Qu’est-ce que vous voudriez partager avec quelqu’un qui désirerait entreprendre des études en archivistique?

 Je constate qu’il y a souvent une vision romantique du travail d’archiviste, soit celui de cette personne ayant à traiter des documents rares et anciens ayant une grande valeur historique ou patrimoniale. La réalité du marché de l’emploi est qu’il s’agit souvent d’avoir à traiter des masses considérables de documents administratifs  courants, d’où une certaine confusion avec la fonction de la gestion documentaire. Une exploration préalable des profils de sortie pour les métiers d’archiviste, de technicien en documentation ou de gestionnaire de systèmes d’information serait utile pour mieux comprendre le domaine et ses enjeux. Par ailleurs, il est aussi possible d’appréhender le métier dans l’idée d’une progression professionnelle débutant par la technique pour éventuellement se diriger vers la gestion de l’information et des connaissances.

Comment décrivez-vous votre métier à des non-archivistes ?

L’archiviste est la personne qui conserve et rend accessible les traces d’activités personnelles et professionnelles d’une personne ou encore des activités liées à une entreprise, une organisation ou une institution.
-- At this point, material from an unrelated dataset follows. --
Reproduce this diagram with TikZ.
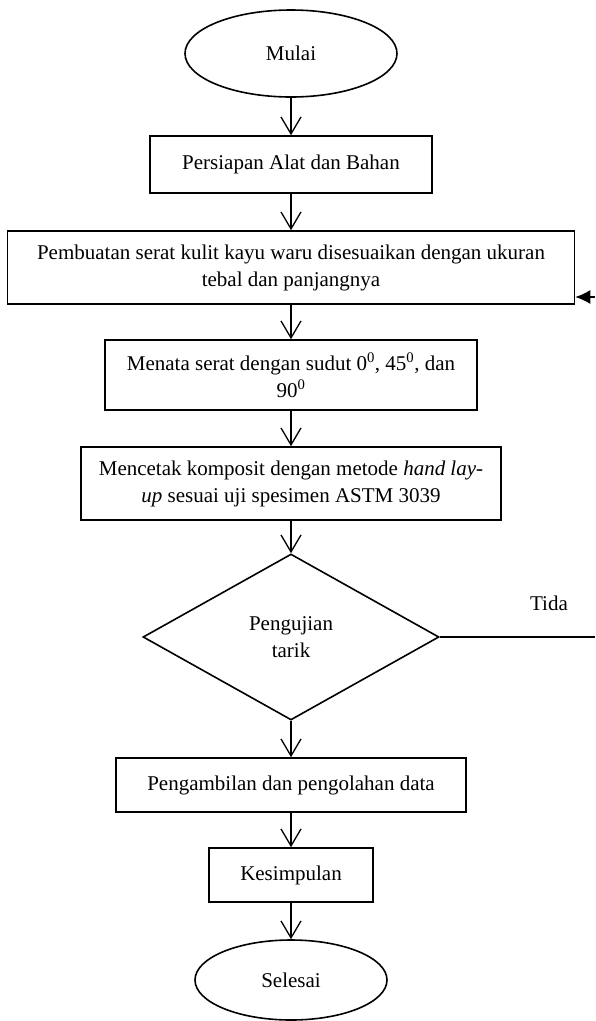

Cette personne doit œuvrer dans un environnement technique ou les ressources humaines, matérielles et financières sont souvent très limitées. C’est un métier fascinant, surtout s’il permet de mettre en valeur les archives traitées dans des projets de médiation culturelle ou numérique.

Selon vous, quel est l’apport des archivistes à la société ?

Les archives sont les traces de notre histoire, de notre identité culturelle, sociale et politique. On dit souvent qu’on peut juger de la qualité d’une société selon la manière qu’elle s’occupera de l’éducation, de la culture et de la santé de ses habitants. J’ajouterais à cela quelle doit aussi aussi accorder une grande importance à la préservation de sa mémoire, donc à la sauvegarde, à l’accès et à la mise en valeur de ses archives.